Les lettres de noblesse du rock gothique ont été couchées, pour l’essentiel, dans les années 1980 et au début des années 1990. En 2024, le projet d’origine allemande et actif depuis plusieurs années Sweet Ermengarde est de ceux qui, dans la catégorie "génération nouvelle et musicalement aguerrie", conservent mémoire et investissent, à leur manière, un héritage.
Les colorations générales de Sacrifice ressemblent d’ailleurs à un hommage plus ou moins direct et voyant au Fields Of The Nephilim de la fin des années 1980 et du début des années 1990. La voix du nouveau chanteur Drew Freeman, intégré ces dernières années, ainsi que l’approche des guitares et des textures s’ancrent dans cette micro-tradition du rock : ses codes sont respectés, une vibration nostalgique parle et il sera assez difficile pour certains – dont nous sommes – de ne pas éprouver ce plaisir simple et vivifiant d’une "nouveauté dans l’ancien". Les compositions de Sweet Ermengarde, assurément, portent une énergie, une esthétique. Et puis il y a dans cette collection l’idée une narration faite sienne anciennement par le groupe phare sus cité : assemblage des structures en vue de grandes formes épiques, recherche d’un éclat mélancolique, puissance d’une mystique. Le morceau lent "Fragments", qui ouvre le bal, se divise en deux sections entre lesquelles s’insère, non sans flamme, le rock gothique "Faith Healer". La partie atmosphérique de la première section de "Fragments", dans l’effet recherché , fait rappel évident du "At the Gates of silent Memory" de Fields Of The Nephilim (Elizium, 1990), jusque dans les collages de voix. C’est réussi, pour le moins, et si vous aimez les guitares élégiaques et à l’ancienne de FOTN, vous tomberez sous le charme. Sweet Ermengarde refera le coup de la scission en plusieurs parties sur un autre chapitre interne à Sacrifice, "Soul Surrender". La force du référentiel Nephilim est aussi alimenté par le grain de voix de Freeman, dont les résonances dramatiques à la McCoy ont été remarquées sur le récent opus studio du projet All My Thorns. Ce chanteur, clairement, a trouvé un terrain de jeu idéal.

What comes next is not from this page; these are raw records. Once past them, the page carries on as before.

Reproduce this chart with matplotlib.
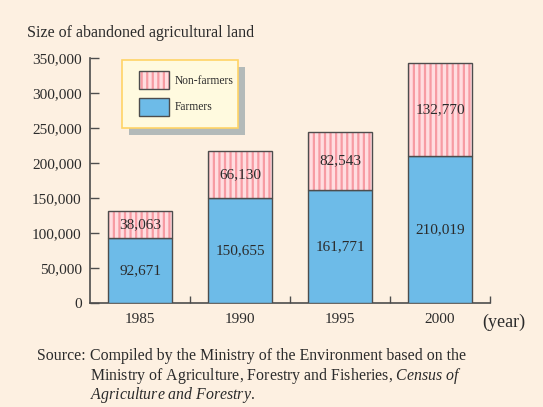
import matplotlib
matplotlib.use("Agg")
import matplotlib.pyplot as plt
from matplotlib.patches import Rectangle
from matplotlib.legend_handler import HandlerBase
from matplotlib.ticker import FuncFormatter, FixedLocator

years = ["1985", "1990", "1995", "2000"]
farmers = [92671, 150655, 161771, 210019]
non_farmers = [38063, 66130, 82543, 132770]
y_ticks = [0, 50000, 100000, 150000, 200000, 250000, 300000, 350000]

BG = "#FDF0E1"
TXT = "#2b2b2b"
AX = "#4d4d4d"
BLUE = "#6DBBE8"
PINK_FACE = "#FFDDE0"
PINK_HATCH = "#F79BA3"

plt.rcParams["font.family"] = ["Liberation Serif", "DejaVu Serif"]
plt.rcParams["mathtext.fontset"] = "custom"
plt.rcParams["mathtext.rm"] = "Liberation Serif"
plt.rcParams["mathtext.it"] = "Liberation Serif:italic"
plt.rcParams["hatch.linewidth"] = 1.6

fig = plt.figure(figsize=(5.43, 4.07), dpi=100, facecolor=BG)
ax = fig.add_axes([90 / 543, 1 - 303 / 407, 400 / 543, 245 / 407])
ax.set_facecolor("none")

x = list(range(len(years)))
W = 0.645
ax.bar(x, farmers, width=W, color=BLUE, edgecolor=AX, linewidth=1.0, zorder=3)
# hatched fill (hatch drawn in edge colour), then a dark outline on top
ax.bar(x, non_farmers, width=W, bottom=farmers, color=PINK_FACE,
       edgecolor=PINK_HATCH, linewidth=0, hatch="|||", zorder=3)
ax.bar(x, non_farmers, width=W, bottom=farmers, fill=False,
       edgecolor=AX, linewidth=1.0, zorder=3.5)

for xi, f, n in zip(x, farmers, non_farmers):
    ax.text(xi, f / 2, f"{f:,}", ha="center", va="center", fontsize=11, color=TXT, zorder=4)
    ax.text(xi, f + n / 2, f"{n:,}", ha="center", va="center", fontsize=11, color=TXT, zorder=4)

ax.set_xlim(-0.5, 3.5)
ax.set_ylim(0, 350000)
ax.set_xticks(x)
ax.set_xticklabels(years)
ax.xaxis.set_minor_locator(FixedLocator([0.5, 1.5, 2.5, 3.5]))
ax.set_yticks(y_ticks)
ax.yaxis.set_major_formatter(FuncFormatter(lambda v, p: f"{int(v):,}"))
ax.tick_params(axis="x", which="major", length=0, pad=7, labelsize=11, labelcolor=TXT)
ax.tick_params(axis="x", which="minor", direction="in", length=5, width=1.0, color=AX)
ax.tick_params(axis="y", direction="in", length=6.5, width=1.0, color=AX, pad=6,
               labelsize=11, labelcolor=TXT)
for s in ["top", "right"]:
    ax.spines[s].set_visible(False)
for s in ["left", "bottom"]:
    ax.spines[s].set_color(AX)
    ax.spines[s].set_linewidth(1.2)

# legend box with shadow
ax.add_patch(Rectangle((0.0975, 0.686), 0.29, 0.278, transform=ax.transAxes,
                       facecolor="#B3BAB9", edgecolor="none", zorder=5, clip_on=False))
ax.add_patch(Rectangle((0.08, 0.714), 0.29, 0.278, transform=ax.transAxes,
                       facecolor="#FFFADF", edgecolor="#FFD466", linewidth=1.2,
                       zorder=6, clip_on=False))


class BoxHandler(HandlerBase):
    def __init__(self, hatch=None, face="w"):
        super().__init__()
        self.hatch = hatch
        self.face = face

    def create_artists(self, legend, orig_handle, xdescent, ydescent, width, height,
                       fontsize, trans):
        arts = []
        if self.hatch:
            arts.append(Rectangle((-xdescent, -ydescent), width, height, facecolor=self.face,
                                  edgecolor=PINK_HATCH, linewidth=0, hatch=self.hatch,
                                  transform=trans))
            arts.append(Rectangle((-xdescent, -ydescent), width, height, fill=False,
                                  edgecolor=AX, linewidth=1.0, transform=trans))
        else:
            arts.append(Rectangle((-xdescent, -ydescent), width, height, facecolor=self.face,
                                  edgecolor=AX, linewidth=1.0, transform=trans))
        return arts


h_nf = Rectangle((0, 0), 1, 1)
h_f = Rectangle((0, 0), 1, 1)
leg = ax.legend([h_nf, h_f], ["Non-farmers", "Farmers"], loc="upper left",
                bbox_to_anchor=((139 - 90) / 400, (303 - 71) / 245), frameon=False,
                borderpad=0, borderaxespad=0, fontsize=8.3, handlelength=2.6,
                handleheight=2.03, handletextpad=0.5, labelspacing=0.75,
                handler_map={h_nf: BoxHandler("|||", PINK_FACE), h_f: BoxHandler(None, BLUE)})
leg.set_zorder(7)
for t in leg.get_texts():
    t.set_color(TXT)

ax.text(0.98, -0.078, "(year)", transform=ax.transAxes, ha="left", va="center",
        fontsize=13, color=TXT)

fig.text(27 / 543, 1 - 33 / 407, "Size of abandoned agricultural land", ha="left",
         va="center", fontsize=11.5, color=TXT)

FS = 11.4
fig.text(37 / 543, 1 - 356 / 407, "Source:", ha="left", va="center", fontsize=FS, color=TXT)
fig.text(90 / 543, 1 - 356 / 407, "Compiled by the Ministry of the Environment based on the",
         ha="left", va="center", fontsize=FS, color=TXT)
fig.text(90 / 543, 1 - 376 / 407,
         r"Ministry of Agriculture, Forestry and Fisheries, $\mathit{Census\ of}$",
         ha="left", va="center", fontsize=FS, color=TXT)
fig.text(90 / 543, 1 - 395 / 407, r"$\mathit{Agriculture\ and\ Forestry}$.",
         ha="left", va="center", fontsize=FS, color=TXT)

fig.savefig("out.png", dpi=100, facecolor=BG)
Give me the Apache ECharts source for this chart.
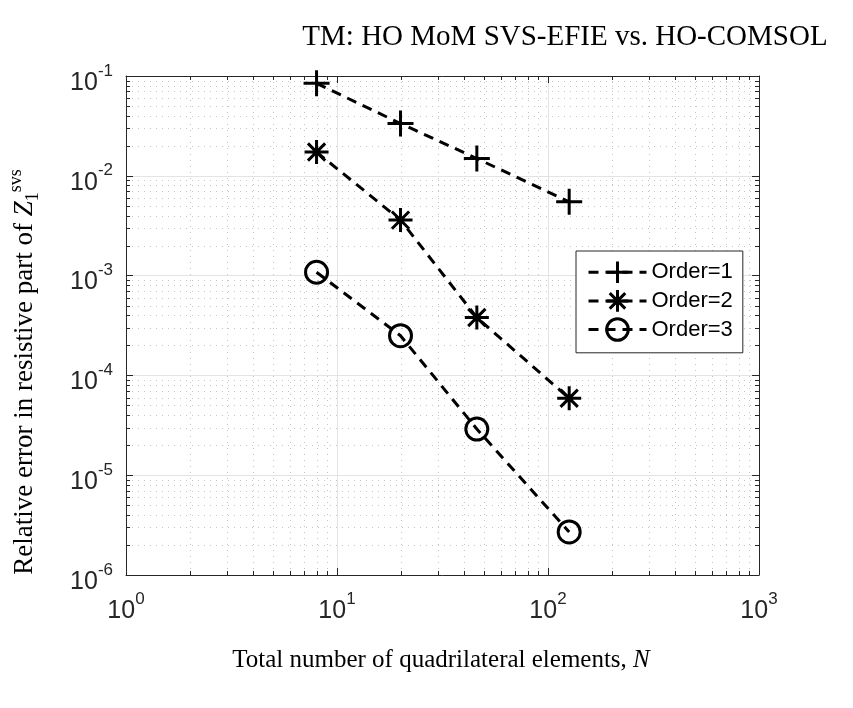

Le début de Sacrifice, cure de jouvence pour les adeptes attendant du neuf de la part de McCoy, Pettitt & co. depuis dix-huit ans, ne doit pas occulter une autre réalité : les reliefs sont typés, mais le groupe ne se cantonne pas strictement au respect d’une codification établie par d’autres. Le groupe développe des univers en propre, et Sacrifice reste avant tout une création originale. Et la manière est forte. Efficient dans ses chimies les plus ramassées ("Asylum Visitor"), Sweet Ermengarde évite l’écueil de la linéarité, ses énergies fluctuent : les tournures les plus enlevées formalisent un rock gothique emphatique et maîtrisé (l’entrée de "Sweet Sacrifice", en plus de "Faith Healer"). À d’autres moments, Sweet Ermengarde joue d’une rythmique à la fois plus écrasée et rapide en vue d’asseoir un rock massif ("Viscera" ou encore "The 5th Horizon", lequel inclut des chœurs sentis de Caroline Blind). Les dimensions romantiques et rêveuses du son, elles, l’emportent sur les morceaux plus lents ("Silent we mourn", ou ce groove posé sur "Soul Surrender") mais les consistances métalliques qu’adoptent les guitares, plus voyantes sur la seconde moitié du disque, extraient ce son du référentiel purement goth 80’s. Sweet Ermengarde formule alors et personnalise un gothique "de son temps". Une collection de chansons solides, que conclut un final ambiant et à la trouble religiosité, "Of her Heart’s Ocean".